◆ REQUIREMENT
Which lines hold the string "this"? Copy every one of them.

◆ EXTRACTED ENTRIES

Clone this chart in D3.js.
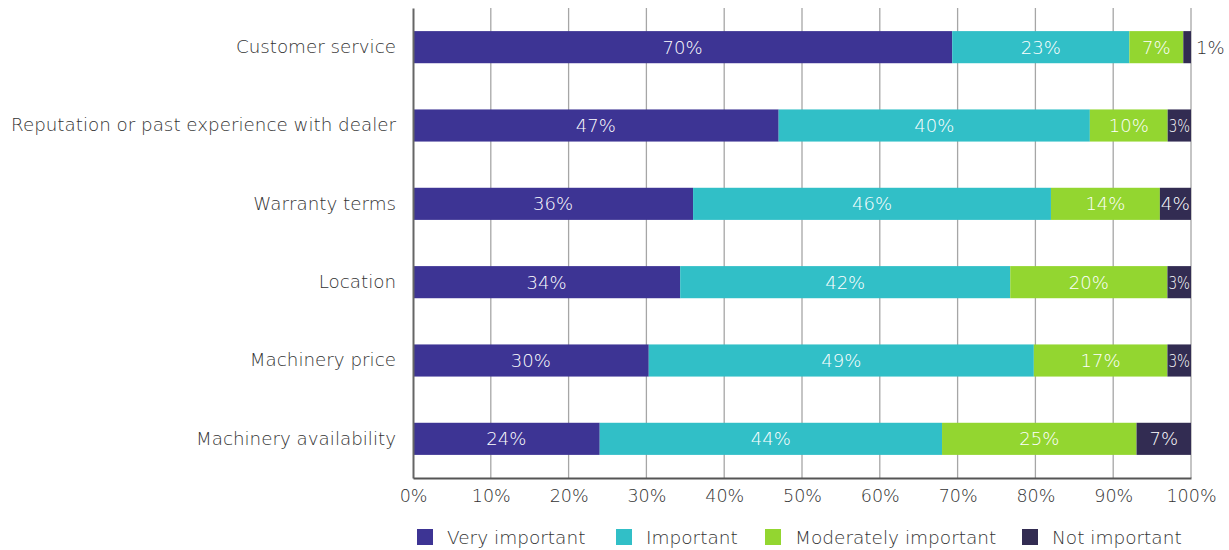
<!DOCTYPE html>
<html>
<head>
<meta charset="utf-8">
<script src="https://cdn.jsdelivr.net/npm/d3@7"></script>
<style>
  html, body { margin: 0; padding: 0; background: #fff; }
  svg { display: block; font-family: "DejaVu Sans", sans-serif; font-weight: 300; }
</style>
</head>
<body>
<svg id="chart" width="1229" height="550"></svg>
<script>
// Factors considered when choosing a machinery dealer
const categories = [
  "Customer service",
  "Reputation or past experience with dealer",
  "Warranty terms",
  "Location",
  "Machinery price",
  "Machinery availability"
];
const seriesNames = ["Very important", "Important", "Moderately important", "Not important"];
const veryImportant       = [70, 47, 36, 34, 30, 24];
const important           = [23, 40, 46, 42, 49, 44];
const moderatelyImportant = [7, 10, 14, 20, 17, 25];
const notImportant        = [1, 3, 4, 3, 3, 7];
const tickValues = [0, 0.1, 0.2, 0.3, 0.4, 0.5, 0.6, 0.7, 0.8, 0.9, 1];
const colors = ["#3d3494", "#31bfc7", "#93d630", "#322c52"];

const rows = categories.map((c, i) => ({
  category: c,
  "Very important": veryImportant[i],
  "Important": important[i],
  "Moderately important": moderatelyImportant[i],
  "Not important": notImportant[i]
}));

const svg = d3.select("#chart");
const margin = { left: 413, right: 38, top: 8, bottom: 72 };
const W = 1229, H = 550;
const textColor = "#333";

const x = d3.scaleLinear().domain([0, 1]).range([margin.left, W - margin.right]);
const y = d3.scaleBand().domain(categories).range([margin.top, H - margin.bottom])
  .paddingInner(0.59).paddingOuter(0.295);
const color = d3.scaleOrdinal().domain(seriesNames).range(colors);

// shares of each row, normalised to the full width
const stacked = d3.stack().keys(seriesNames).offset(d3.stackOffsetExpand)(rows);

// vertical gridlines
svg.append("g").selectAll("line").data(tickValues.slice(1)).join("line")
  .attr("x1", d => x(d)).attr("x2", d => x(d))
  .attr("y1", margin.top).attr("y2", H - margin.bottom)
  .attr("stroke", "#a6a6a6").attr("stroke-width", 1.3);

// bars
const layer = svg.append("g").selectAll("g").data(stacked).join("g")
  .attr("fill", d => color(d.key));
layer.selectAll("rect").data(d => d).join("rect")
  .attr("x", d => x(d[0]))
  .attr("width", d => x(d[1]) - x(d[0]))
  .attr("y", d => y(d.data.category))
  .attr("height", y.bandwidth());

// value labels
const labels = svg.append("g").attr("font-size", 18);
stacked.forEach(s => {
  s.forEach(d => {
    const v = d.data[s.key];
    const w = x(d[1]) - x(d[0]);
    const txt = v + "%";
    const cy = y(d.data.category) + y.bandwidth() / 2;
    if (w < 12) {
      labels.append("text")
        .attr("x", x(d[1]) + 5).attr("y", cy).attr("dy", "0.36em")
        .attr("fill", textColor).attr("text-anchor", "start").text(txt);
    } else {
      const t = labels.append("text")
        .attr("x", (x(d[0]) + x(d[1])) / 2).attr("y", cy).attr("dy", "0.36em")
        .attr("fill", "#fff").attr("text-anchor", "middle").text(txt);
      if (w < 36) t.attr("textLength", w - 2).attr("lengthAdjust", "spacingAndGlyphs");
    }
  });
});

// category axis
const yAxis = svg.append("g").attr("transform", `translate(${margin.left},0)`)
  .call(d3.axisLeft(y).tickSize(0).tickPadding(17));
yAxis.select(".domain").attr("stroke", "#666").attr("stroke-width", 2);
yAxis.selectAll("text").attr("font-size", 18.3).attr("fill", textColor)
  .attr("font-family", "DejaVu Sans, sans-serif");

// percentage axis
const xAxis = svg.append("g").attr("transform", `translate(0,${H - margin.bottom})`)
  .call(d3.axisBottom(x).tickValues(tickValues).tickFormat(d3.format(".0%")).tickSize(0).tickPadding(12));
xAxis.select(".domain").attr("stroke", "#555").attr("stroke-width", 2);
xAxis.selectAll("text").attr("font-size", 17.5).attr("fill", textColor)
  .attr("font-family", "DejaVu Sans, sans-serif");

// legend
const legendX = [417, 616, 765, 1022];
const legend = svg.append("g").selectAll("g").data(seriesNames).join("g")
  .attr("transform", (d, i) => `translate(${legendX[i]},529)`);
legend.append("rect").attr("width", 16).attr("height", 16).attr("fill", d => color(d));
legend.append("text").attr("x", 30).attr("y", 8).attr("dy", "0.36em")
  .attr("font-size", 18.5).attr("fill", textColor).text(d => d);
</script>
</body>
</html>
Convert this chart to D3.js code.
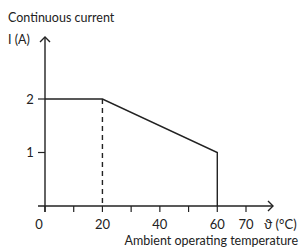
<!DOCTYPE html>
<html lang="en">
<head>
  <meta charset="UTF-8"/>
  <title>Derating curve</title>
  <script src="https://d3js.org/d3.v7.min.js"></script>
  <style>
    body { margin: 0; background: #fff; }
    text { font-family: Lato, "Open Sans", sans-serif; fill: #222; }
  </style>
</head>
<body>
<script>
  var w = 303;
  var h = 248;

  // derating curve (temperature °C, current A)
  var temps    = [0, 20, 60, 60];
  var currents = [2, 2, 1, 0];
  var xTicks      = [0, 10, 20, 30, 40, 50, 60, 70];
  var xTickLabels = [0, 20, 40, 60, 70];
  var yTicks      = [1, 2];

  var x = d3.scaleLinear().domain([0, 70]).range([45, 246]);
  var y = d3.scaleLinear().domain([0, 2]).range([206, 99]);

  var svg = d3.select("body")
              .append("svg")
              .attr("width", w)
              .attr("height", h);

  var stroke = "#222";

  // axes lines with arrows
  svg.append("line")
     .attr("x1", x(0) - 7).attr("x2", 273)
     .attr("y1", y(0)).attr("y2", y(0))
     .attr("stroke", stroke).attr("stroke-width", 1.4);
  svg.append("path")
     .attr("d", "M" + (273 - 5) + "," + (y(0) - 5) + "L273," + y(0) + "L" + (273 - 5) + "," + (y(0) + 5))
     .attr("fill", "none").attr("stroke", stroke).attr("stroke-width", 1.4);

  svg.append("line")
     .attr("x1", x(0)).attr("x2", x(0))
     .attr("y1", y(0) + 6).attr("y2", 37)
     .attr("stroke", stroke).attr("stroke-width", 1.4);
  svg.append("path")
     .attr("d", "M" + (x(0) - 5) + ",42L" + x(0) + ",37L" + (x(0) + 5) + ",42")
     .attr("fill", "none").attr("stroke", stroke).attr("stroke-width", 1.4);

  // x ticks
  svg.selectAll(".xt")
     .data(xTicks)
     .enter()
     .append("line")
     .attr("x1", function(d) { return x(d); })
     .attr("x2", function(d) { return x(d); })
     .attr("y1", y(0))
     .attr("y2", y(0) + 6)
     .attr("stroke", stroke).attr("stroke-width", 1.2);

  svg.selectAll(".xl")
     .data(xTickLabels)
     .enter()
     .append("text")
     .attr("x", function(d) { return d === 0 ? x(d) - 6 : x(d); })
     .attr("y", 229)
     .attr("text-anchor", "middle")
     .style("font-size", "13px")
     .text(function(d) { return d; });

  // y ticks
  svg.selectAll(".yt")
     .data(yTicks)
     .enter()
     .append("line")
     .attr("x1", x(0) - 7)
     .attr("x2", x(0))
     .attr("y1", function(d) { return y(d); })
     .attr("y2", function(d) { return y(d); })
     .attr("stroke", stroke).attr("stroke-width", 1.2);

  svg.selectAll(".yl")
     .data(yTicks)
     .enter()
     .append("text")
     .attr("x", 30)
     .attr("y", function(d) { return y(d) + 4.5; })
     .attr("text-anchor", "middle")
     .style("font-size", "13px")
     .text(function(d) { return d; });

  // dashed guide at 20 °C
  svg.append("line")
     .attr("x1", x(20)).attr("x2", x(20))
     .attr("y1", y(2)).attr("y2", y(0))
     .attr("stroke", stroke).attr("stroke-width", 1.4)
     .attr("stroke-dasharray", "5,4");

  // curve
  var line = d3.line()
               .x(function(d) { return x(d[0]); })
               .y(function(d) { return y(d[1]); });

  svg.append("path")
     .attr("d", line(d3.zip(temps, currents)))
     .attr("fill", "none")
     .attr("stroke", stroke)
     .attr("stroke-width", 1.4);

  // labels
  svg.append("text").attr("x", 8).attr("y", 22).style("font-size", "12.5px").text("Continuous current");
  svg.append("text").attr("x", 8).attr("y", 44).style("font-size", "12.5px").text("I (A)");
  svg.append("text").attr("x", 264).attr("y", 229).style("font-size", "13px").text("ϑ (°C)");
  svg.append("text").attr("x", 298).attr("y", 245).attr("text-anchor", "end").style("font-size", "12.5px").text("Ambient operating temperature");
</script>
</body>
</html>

◆ EXERCISE RESPONSE
Clone this chart in D3.js.
Convert this chart to D3.js code.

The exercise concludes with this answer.